Aber mal im Ernst, was willste hören? Wenn du einen Knochen findest, nimm es wie ein Mann. Bau dir halt nen Reifenheber daraus oder sammel ne Zeit lang und dann bau dir nen Northshoreelement oder so.


----------



## noocelo (9. März 2015)

umfrage fehlt


----------



## BikeMike81 (9. März 2015)

Wir haben als Kinder auch Knochen und Skelettteile gesammelt und unsere Waldbuden damit geschmückt  Ist doch nichts dabei - in einem normalen Wald liegt sowas überall.


----------



## PhatBiker (9. März 2015)

Knochen von ein Skelett hatte wir noch nicht bei uns aber mindestens 100kg Schrott und eine Schuhsohle aus alten Fahrrad reifen.

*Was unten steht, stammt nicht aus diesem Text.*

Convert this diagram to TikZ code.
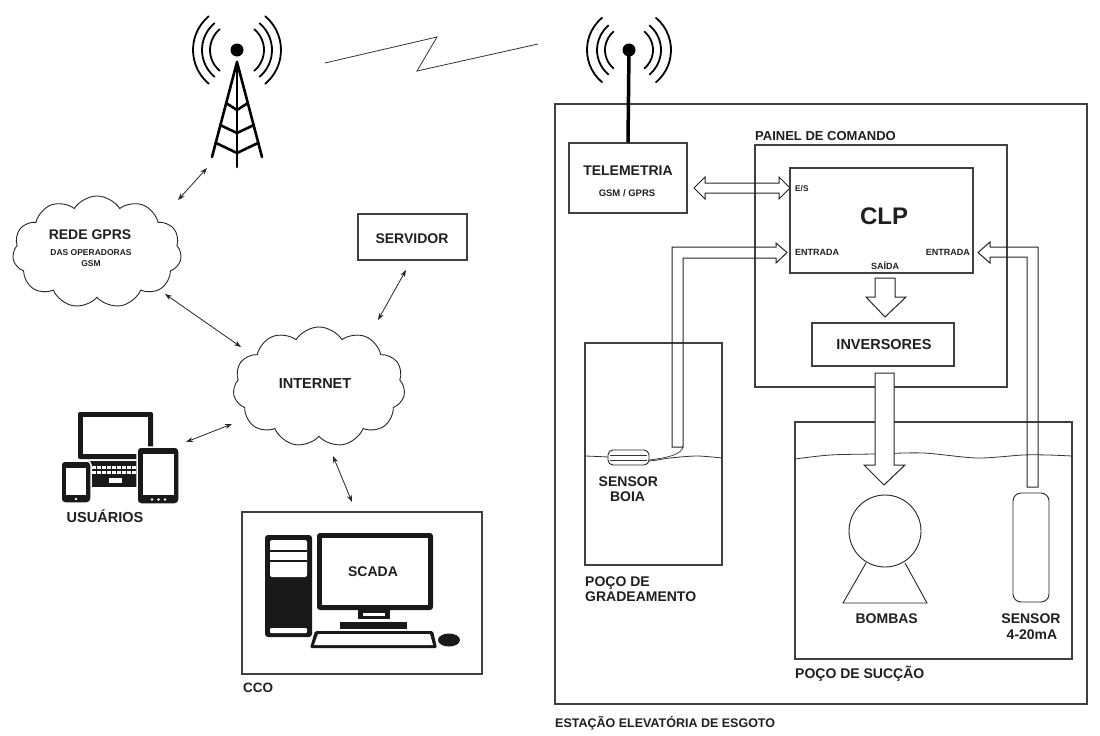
\documentclass[tikz,border=0pt]{standalone}
\usepackage{fontspec}
\setmainfont{Liberation Sans}
\usetikzlibrary{shapes.symbols,arrows.meta}
\begin{document}
\begin{tikzpicture}[x=1pt,y=-1pt,
  box/.style={draw=black!75, line width=1.1pt, inner sep=0pt},
  link/.style={draw=black!85, line width=0.8pt, {Stealth[length=7pt,width=5pt]}-{Stealth[length=7pt,width=5pt]}},
  pipe/.style={draw=black!85, line width=1pt, line join=miter},
  cloudy/.style={cloud, cloud puffs=11, cloud puff arc=115, aspect=1.5, draw=black!85, line width=0.9pt, inner sep=0pt},
  txt/.style={inner sep=0pt, anchor=base, text=black!88, font=\bfseries\fontsize{#1}{#1}\selectfont},
  txt/.default=14,
  mast/.style={line width=2.6pt, line cap=round, line join=round},
  radio/.style={line width=1.8pt, line cap=round},
  water/.style={draw=black!80, line width=0.8pt},
  icon/.style={fill=black!90}
]
\fill[white] (0,0) rectangle (1100,736);
\useasboundingbox (0,0) rectangle (1100,736);

% ---------- base station tower ----------
\fill (237,50) circle (6.5);
\foreach \r in {27,35,44} {
  \draw[radio] (237,50) ++(130:\r) arc[start angle=130, end angle=230, radius=\r];
  \draw[radio] (237,50) ++(-50:\r) arc[start angle=-50, end angle=50, radius=\r];
}
\draw[mast] (212,157) -- (237,62) -- (262,157);
\draw[mast] (237,62) -- (237,167);
\draw[mast] (226,103) -- (237,110) -- (248,103);
\draw[mast] (220,125) -- (237,133) -- (254,125);
\draw[mast] (216,143) -- (237,153) -- (258,143);

% radio link
\draw[black!80, line width=0.8pt] (325,63) -- (437,37) -- (417,71) -- (538,44);

% ---------- clouds ----------
\node[cloudy, minimum width=169pt, minimum height=112pt] (gprs) at (97,252) {};
\node[txt] at (90,239.5) {REDE GPRS};
\node[txt=8.5] at (91,255) {DAS OPERADORAS};
\node[txt=8.5] at (91,266) {GSM};

\node[cloudy, minimum width=172pt, minimum height=120pt] (inet) at (319,387) {};
\node[txt=14.5] at (315,388.3) {INTERNET};

% ---------- server ----------
\node[box, minimum width=109pt, minimum height=46pt] (srv) at (412.5,237) {};
\node[txt] at (412,243.3) {SERVIDOR};

% ---------- users ----------
\fill[icon, rounded corners=2pt] (78,412) rectangle (153,459);
\fill[white] (83,417) rectangle (148,454);
\fill[icon] (87,461) rectangle (140,487);
\foreach \r in {465.5,470.5}
  \foreach \c in {0,...,8}
    \fill[white] ({91.5+5*\c},\r) rectangle ++(4,3.5);
\fill[white] (109,478) rectangle (122,483);
\filldraw[icon, draw=white, line width=1.5pt, rounded corners=4pt] (61,461) rectangle (91,503);
\fill[white] (66,468) rectangle (86,495);
\fill[white] (76,499) circle (1.3);
\filldraw[icon, draw=white, line width=1.5pt, rounded corners=4pt] (137,447) rectangle (179,504);
\fill[white] (143,454) rectangle (174,495);
\foreach \x in {152,158.5,165} \fill[white] (\x,499.5) circle (1.4);
\node[txt=14.5] (usr) at (105,522.7) {USUÁRIOS};

% ---------- control centre ----------
\node[box, minimum width=240pt, minimum height=162pt] (cco) at (362,593) {};
\node[txt=13.5, anchor=base west] at (243,692.7) {CCO};
\fill[icon, rounded corners=3pt] (265,535) rectangle (312,637);
\fill[white, rounded corners=2pt] (270,540) rectangle (307,577);
\draw[black!90, line width=1.8pt] (270,551) -- (307,551) (270,561) -- (307,561);
\fill[white, rounded corners=1pt] (270,628) rectangle (307,633);
\fill[icon, rounded corners=3pt] (317,533) rectangle (433,610);
\fill[white] (322,538) rectangle (428,605);
\fill[icon] (358,609) rectangle (390,619);
\fill[white] (363,612.5) rectangle (385,615.5);
\fill[icon] (340,622) rectangle (407,629);
\fill[icon, rounded corners=1.5pt] (315,631) -- (433,631) -- (437,648) -- (310,648) -- cycle;
\fill[white] (318,634) -- (430,634) -- (433,645) -- (314,645) -- cycle;
\fill[icon] (449,640) ellipse [x radius=11, y radius=6.5];
\node[txt] at (373,576) {SCADA};

% ---------- links ----------
\coordinate (towerfoot) at (207,168);
\coordinate (gprsin) at (178,200);
\coordinate (gprsout) at (165,294);
\coordinate (inetNW) at (241,347);
\coordinate (srvout) at (406,270);
\coordinate (inetNE) at (378,320);
\coordinate (usrout) at (186,442);
\coordinate (inetW) at (232,424);
\coordinate (inetS) at (333,456);
\coordinate (ccoin) at (352,502);
\draw[link] (towerfoot) -- (gprsin);
\draw[link] (gprsout) -- (inetNW);
\draw[link] (srvout) -- (inetNE);
\draw[link] (usrout) -- (inetW);
\draw[link] (inetS) -- (ccoin);

% ---------- pumping station ----------
\node[box, minimum width=532pt, minimum height=600pt] (ete) at (821,404) {};
\node[txt=12.5, anchor=base west] at (555,727) {ESTAÇÃO ELEVATÓRIA DE ESGOTO};

% station antenna
\fill (629,50) circle (6.5);
\foreach \r in {24,32,42} {
  \draw[radio] (629,50) ++(130:\r) arc[start angle=130, end angle=230, radius=\r];
  \draw[radio] (629,50) ++(-50:\r) arc[start angle=-50, end angle=50, radius=\r];
}
\node[box, minimum width=118pt, minimum height=70pt] (tel) at (628,178) {};
\draw[line width=3.5pt] (629,50) -- (tel.north);
\node[txt] at (628,175) {TELEMETRIA};
\node[txt=9.5] at (627,196) {GSM / GPRS};

% control panel
\node[box, minimum width=252pt, minimum height=242pt] (painel) at (881,266) {};
\node[txt=13, anchor=base west] at (755,140) {PAINEL DE COMANDO};
\node[box, minimum width=183pt, minimum height=105pt] (clp) at (881.5,220.5) {};
\node[txt=24] at (884,224) {CLP};
\node[txt=8.3, anchor=base west] at (795,191.7) {E/S};
\node[txt=9, anchor=base west] at (795,255) {ENTRADA};
\node[txt=9, anchor=base east] at (970,255) {ENTRADA};
\node[txt=9] at (885,269.3) {SAÍDA};
\node[box, minimum width=142pt, minimum height=43pt] (inv) at (883,344.5) {};
\node[txt=14.5] at (884,349) {INVERSORES};

% screening well
\node[box, minimum width=137pt, minimum height=222pt] (grad) at (653.5,454) {};
\draw[water] plot[smooth] coordinates {(585,456) (608,457) (630,459) (649,461) (670,458) (697,456) (722,458)};
\filldraw[fill=white, draw=black!85, line width=0.9pt, rounded corners=5pt] (608,450) rectangle (649,465);
\draw[black!80, line width=0.7pt] (610,455) -- (647,455) (610,460) -- (647,460);
\draw[black!80, line width=0.7pt] (683,446) .. controls (683,455) and (665,458) .. (649,460);
\node[txt] at (628.3,486) {SENSOR};
\node[txt] at (627.5,501.7) {BOIA};
\node[txt, anchor=base west] at (585,586.7) {POÇO DE};
\node[txt, anchor=base west] at (585,601.7) {GRADEAMENTO};

% suction well
\node[box, minimum width=277pt, minimum height=237pt] (succ) at (933.5,540.5) {};
\draw[water] plot[smooth] coordinates {(795,459) (830,455) (873,454) (923,453) (977,458) (1023,455) (1048,455) (1072,456)};
\draw[black!85, line width=0.9pt] (885,531) circle (36);
\draw[black!85, line width=0.9pt] (866,563) -- (843,603) -- (927,603) -- (905,563);
\node[txt] at (886.7,623.3) {BOMBAS};
\draw[black!85, line width=0.9pt, rounded corners=8pt] (1013,493) rectangle (1049,602);
\node[txt] at (1031,623.3) {SENSOR};
\node[txt] at (1032,639.3) {4-20mA};
\node[txt, anchor=base west] at (795,678.3) {POÇO DE SUCÇÃO};

% ---------- hollow signal arrows ----------
\draw[pipe] (694,188) -- (705,177) -- (705,183) -- (779,183) -- (779,177) -- (790,188)
  -- (779,199) -- (779,193) -- (705,193) -- (705,199) -- cycle;
\draw[pipe] (672,447) -- (672,247) -- (776,247) -- (776,243) -- (787,252.5) -- (776,263)
  -- (776,258) -- (683,258) -- (683,447) -- cycle;
\draw[pipe] (1038,487) -- (1038,247) -- (990,247) -- (990,242) -- (978,252.5) -- (990,263)
  -- (990,257) -- (1027,257) -- (1027,487) -- cycle;
\draw[pipe] (875,278) -- (875,297) -- (866,297) -- (885,317) -- (906,297) -- (895,297) -- (895,278) -- cycle;
\filldraw[pipe, fill=white] (875,373) -- (875,465) -- (864,465) -- (884,485) -- (905,465) -- (894,465) -- (894,373) -- cycle;
\end{tikzpicture}
\end{document}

Schaut mal bitte rein . . . ---> http://www.crew-2010.de/Fundsachen.htm

Unser Highlite war und ist noch immer ein Versteinerte Seeigel und andere dinge die wie versteinerte Knochen fragmente, die laut Stadtteil Geologin und Archäologin bei uns nicht selten sind und kein Geschichtlichen Wert dastellen.

Wenn aber richtige Knochen gefunden werden ist es doch ein nettes mitbringsel für den Hund.


----------



## MTB-News.de




----------



## jojorider (9. März 2015)

Wayne_ schrieb:


> Kindheit, gibt's leider nicht für X Box
> 
> Aber mal im Ernst, was willste hören? Wenn du einen Knochen findest, nimm es wie ein Mann. Bau dir halt nen Reifenheber daraus oder sammel ne Zeit lang und dann bau dir nen Northshoreelement oder so.



Besitze keine Konsole ;-). Hab ja schon ein viel besseres hobby 
Ist das Holz was im Wald so rumliegt eigentlich für nen northshore brauchbar (wenn man keine Motorsäge hat)? Ich hab nämlich evtl. vor northshore drops in die Schlucht zu bauen oder so


----------



## BikeMike81 (10. März 2015)

PhatBiker schrieb:


> Knochen von ein Skelett hatte wir noch nicht bei uns aber mindestens 100kg Schrott und eine Schuhsohle aus alten Fahrrad reifen.
> 
> Schaut mal bitte rein . . . ---> http://www.crew-2010.de/Fundsachen.htm
> 
> ...



Da sind ja ein paar tolle Sachen dabei, der Turm hätte bei mir auch einen besonderen Platz bekommen!


----------



## fntms (10. März 2015)

Richtige 'Skelette' noch nicht  Aber mir wird auch ein wenig flau, wenn man sich durch nen halb verwesten Hasen schaufelt … Dann doch lieber was kuscheliges ohne Fell finden.


----------



## Bener (10. März 2015)

Mein Bruder hat mal im Plönder See, wenn ich micht irre, beim Hechtangeln nen Oberschenkelknochen "gefangen"... Incl. Kripo, Aussage, genauem GPS-Log usw... Als Mitarbeiter wurde das natürlich auch als kurze Notiz in der "Rute&Rolle" erwähnt...


----------



## Schildbürger (16. März 2015)

Ich hatte als Kind mal ein Katzensklett geborgen, das wollte ich eigentlich zusammenkleben, aber meine Mutter war davon gar nicht begeistert. Und so musste ich es wegschmeißen.


----------



## BikeMike81 (17. März 2015)

Schildbürger schrieb:


> Ich hatte als Kind mal ein Katzensklett geborgen, das wollte ich eigentlich zusammenkleben, aber meine Mutter war davon gar nicht begeistert. Und so musste ich es wegschmeißen.



Zusammenkleben? Das hätte sicher richtig fies ausgesehen  Muss grad an Körperwelten denken... Uargh.


----------



## MTB-News.de




----------



## Schildbürger (17. März 2015)

Ja, das Skelett war wohl komplett und sah echt gut aus. Schade drum. Zu der Zeit habe ich viel Modellbau gemacht das wäre eines geworden...


----------



## fntms (18. März 2015)

… außerdem hätten sich die herrenlosen Sidewinder-Raketen im Maßstab 1:54 todschick dran gemacht!


----------



## BikeMike81 (18. März 2015)

fntms schrieb:


> … außerdem hätten sich die herrenlosen Sidewinder-Raketen im Maßstab 1:54 todschick dran gemacht!


Katzenskelett mit Raketen dran, der Alptraum jeder Nager-Kolonie!


----------